Todo un ejemplo para las mujeres americanas que, a la vuelta de sus maridos, convertidos en veteranos de guerra -muchos de estos lisiados irremediablemente, y a los que había que atender, una situación que se retrata en la película “Los mejores años de nuestra vida” (The Best Years of Our Lives, William Wyler, 1946)-, abandonaron las fábricas de armas, fueron echadas de regreso, y encerradas como amas de casa, forzadas a ignorar el cartel propagandístico de “Rosie, la remachadora”, una mujer fuerte, con pañoleta en la cabeza, que fabricaba bombarderos, de unos cuantos años atrás. Con todo y controversias, Barbie llegaba para vengarse. La “era atómica” -término creado por el periodista William L. Lawrence, en el New York Times-, tan moderna entonces -uno de esos períodos históricos que producen su propia parafernalia: hubo, por ejemplo, “plumas atómicas”, canciones y súper héroes, como el Dr. Ray Palmer, denominado, precisamente, como “Átomo”, de DC Comics-, que tuvo en Oppenheimer a uno de sus iniciadores, nos resulta hoy lejana y cándida.

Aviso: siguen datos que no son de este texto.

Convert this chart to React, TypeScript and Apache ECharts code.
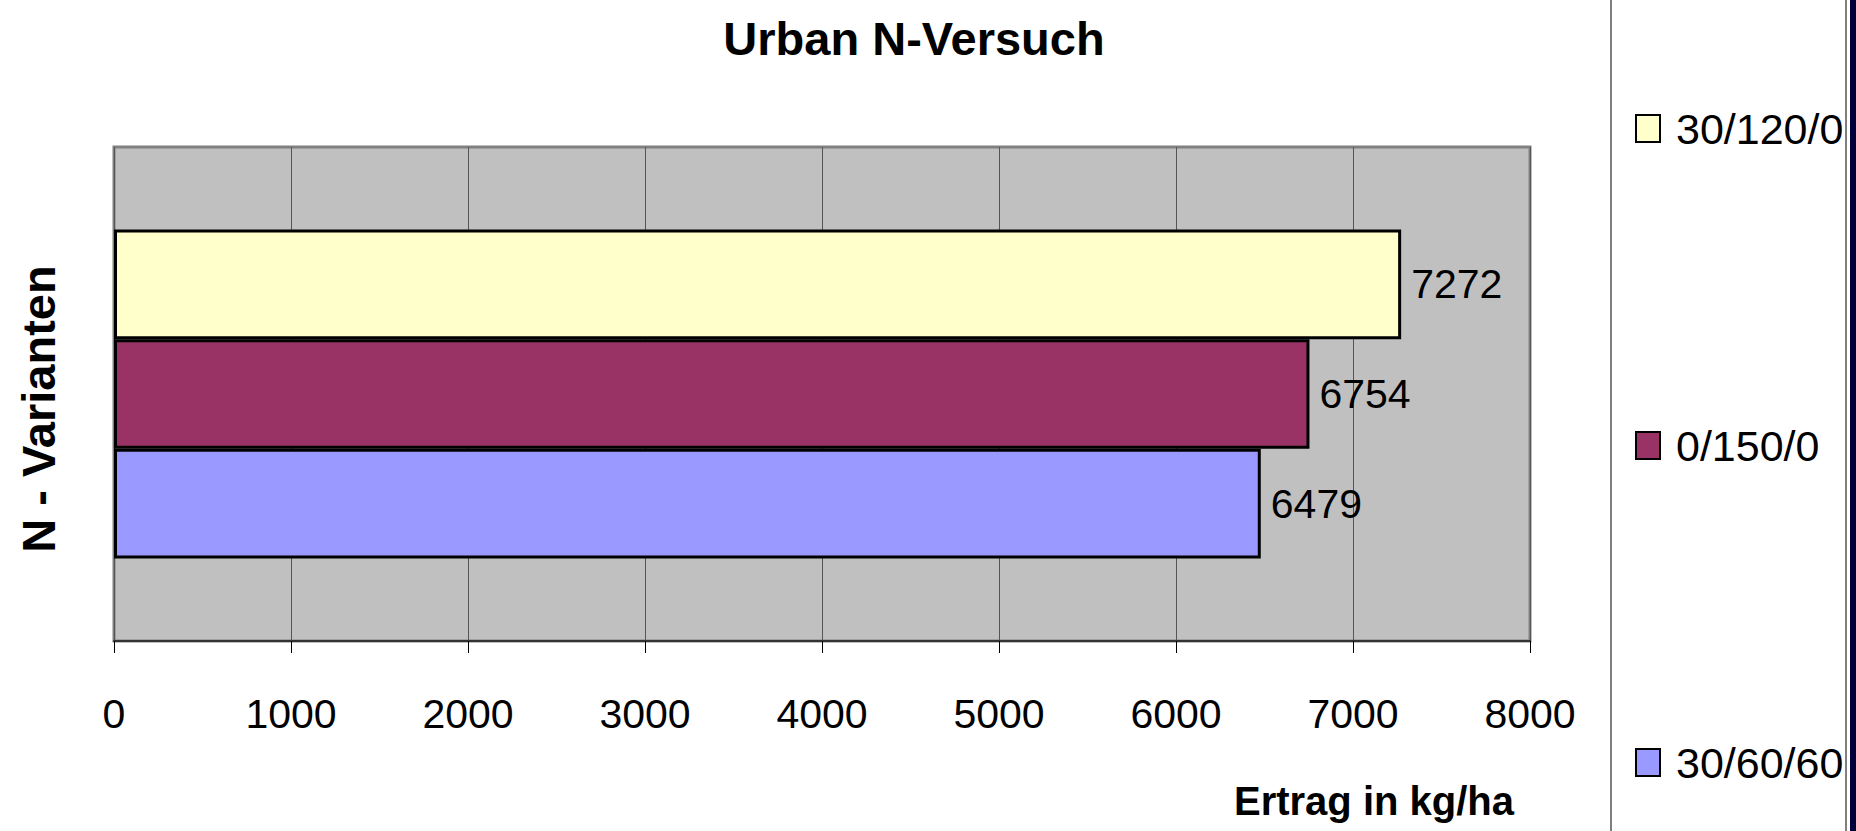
import React, { useEffect, useRef } from 'react';
import * as echarts from 'echarts';

// ---- data ----
const categories: string[] = [''];
const seriesNames: string[] = ['30/120/0', '0/150/0', '30/60/60'];
const seriesValues: number[] = [7272, 6754, 6479];
const seriesColors: string[] = ['#FFFFCC', '#993366', '#9999FF'];
const legendOrder: string[] = ['30/120/0', '0/150/0', '30/60/60'];
const xMin = 0;
const xMax = 8000;
const xInterval = 1000;
const titleText = 'Urban N-Versuch';
const xAxisName = 'Ertrag in kg/ha';
const yAxisName = 'N - Varianten';

const FONT = "'Liberation Sans', Arial, sans-serif";

export default function App() {
  const ref = useRef<HTMLDivElement>(null);

  useEffect(() => {
    if (!ref.current) return;
    const chart = echarts.init(ref.current, undefined, { renderer: 'svg' });

    const series = seriesNames.map((name, i) => ({
      name,
      type: 'bar' as const,
      data: [seriesValues[i]],
      barGap: '0%',
      barCategoryGap: '33.4%',
      itemStyle: { color: seriesColors[i], borderColor: '#000', borderWidth: 3 },
      label: {
        show: true,
        position: 'right' as const,
        distance: 10,
        color: '#000',
        fontSize: 41,
        fontFamily: FONT,
      },
    }));

    chart.setOption({
      animation: false,
      backgroundColor: '#ffffff',
      grid: {
        left: 114,
        top: 147,
        width: 1416,
        height: 494,
        show: true,
        containLabel: false,
        outerBoundsMode: 'none',
        backgroundColor: '#C0C0C0',
        borderColor: '#808080',
        borderWidth: 3,
      },
      legend: {
        orient: 'vertical',
        left: 1630,
        top: 102,
        itemWidth: 24,
        itemHeight: 27,
        itemGap: 274,
        icon: 'rect',
        data: legendOrder,
        textStyle: { fontSize: 43, fontFamily: FONT, color: '#000', padding: [0, 0, 0, 11] },
        selectedMode: false,
      },
      xAxis: {
        type: 'value',
        min: xMin,
        max: xMax,
        interval: xInterval,
        axisLine: { show: true, lineStyle: { color: '#333', width: 2 } },
        axisTick: { show: true, length: 12, lineStyle: { color: '#000', width: 1 } },
        axisLabel: {
          margin: 52,
          fontSize: 41,
          fontFamily: FONT,
          color: '#000',
          formatter: (v: number) => String(v),
        },
        splitLine: { show: true, lineStyle: { color: '#555', width: 1 } },
      },
      yAxis: {
        type: 'category',
        data: categories,
        axisLine: { show: false },
        axisTick: { show: false },
        axisLabel: { show: false },
        name: yAxisName,
        nameLocation: 'middle',
        nameRotate: 90,
        nameGap: 52,
        nameTextStyle: { fontSize: 47, fontWeight: 'bold', fontFamily: FONT, color: '#000', padding: [0, 30, 0, 0] },
      },
      series,
      graphic: [
        {
          type: 'text',
          x: 914,
          y: 38,
          style: {
            text: titleText,
            fontSize: 47,
            fontWeight: 'bold',
            fontFamily: FONT,
            fill: '#000',
            align: 'center',
            verticalAlign: 'middle',
          },
        },
        {
          type: 'text',
          x: 1374,
          y: 801,
          style: {
            text: xAxisName,
            fontSize: 40,
            fontWeight: 'bold',
            fontFamily: FONT,
            fill: '#000',
            align: 'center',
            verticalAlign: 'middle',
          },
        },
        {
          type: 'rect',
          shape: { x: 1611, y: -2, width: 235, height: 835 },
          style: { fill: 'none', stroke: '#000', lineWidth: 1 },
          silent: true,
        },
        {
          type: 'rect',
          shape: { x: 1850, y: 0, width: 6, height: 831 },
          style: { fill: '#00003a' },
          silent: true,
        },
      ],
    });

    return () => chart.dispose();
  }, []);

  return (
    <div
      ref={ref}
      style={{ position: 'fixed', left: 0, top: 0, width: 1856, height: 831 }}
    />
  );
}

Es materia de nostalgia del más puro y encantador retrofuturismo, por lo cual existe el “atompunk”, como existen el “ciberpunk” y el “steampunk”. Es decir, como elemento pop, y de lo pop, Barbie es tan vieja como la era atómica, y fundamenta su existencia en los mismos principios que llevaron a Estados Unidos a lanzar las bombas, un temor a todo aquello que amenazara el “american way of life”, en el cual Barbie, con su mensaje en apariencia liberal, tiene cabida central. Al final, Barbie y el Dr. Oppenheimer se dan la mano. “Oppie” fue un ser humano, como nos lo presenta Nolan, con bastantes claroscuros. Un hombre genial, a quien le tocó vivir una situación extraordinaria, en un tiempo extraordinario. Un ser humano que deviene en trascendental para la humanidad, y a quien el gobierno redujo a la nada Barbie es un producto desechable, resultado del sistema, pero transformada en objeto trascendental por los sueños y anhelos de las niñas. En ambas películas el contexto es fundamental.

El “Oppenheimer” de Nolan -más sincero, por retratar una época concreta- es mujeriego porque, como Einstein, era esa la conducta personal del Dr. Oppenheimer de la realidad pero, por muy vieja que sea Barbie, su contemporánea, la renovación que la empresa ha sabido hacer de su producto icónico la acomoda a los tiempos, e ideologías cambiantes, por meros intereses económicos. De esta forma, “Barbie” está impregnada de sutiles mensajes políticamente correctos que, burla burlando, se deslizan en la mente del espectador, como el matrimonio interracial entre Gloria (America Ferrera), la empleada latina de Mattel que transfiere a Barbie sus inquietudes emocionales, y la atrae al mundo real, casada con un estadounidense (Ryan Piers Williams) que aprende español, como de extraordinarios chistes contradictorios, como el del Sugar Daddy Ken (Rob Brydon), que socavan su supuesto feminismo. Pero, desde la perspectiva de la lógica interna del relato -la diégesis de Barbieland-, su flaqueza narrativa se localiza en su naturaleza de muñeca.

“Barbie” arrastra una idea que parece conservadora en estos tiempos de “deconstrucción”, a saber, que una muñeca es “sólo” para que jueguen las niñas. Así, Barbieland, no se rige exactamente bajo ningún matriarcado, sino en un mundo eminente y evidentemente femenino, donde los “Ken”, son sólo accesorios. Este equívoco, empero, que exige una lectura profunda, se pasa por alto.

Con todo, “Barbie” sobrepasa el mero filme-publicidad, a la manera de “Space Jam” (Joe Pytka, 1996), ideada para vender zapatos deportivos, para erigirse en una comedia, por breves momentos dolorosa, y cuestionar la existencia misma de la marca que la creó. Nolan presenta su película desde la cima de su arte, y Gerwig, desde la artesanía. Ambas películas son poderosos trampantojos visuales, que nos hablan de lo que el cine es, o puede llegar a ser. En una, muere un mundo, y nace uno nuevo, en la otra, un mundo se rasga, al atisbo de otro. Pero, por encima de todo -aunque la historia no pueda diseñarse-, ambas fungen como apuestas, por parte de una industria decadente, cuyos trabajadores claman en las calles -pancarta en mano-, una urgente renovación. Mientras eso sucede, una cosa es segura: se venderán más muñecas que nunca.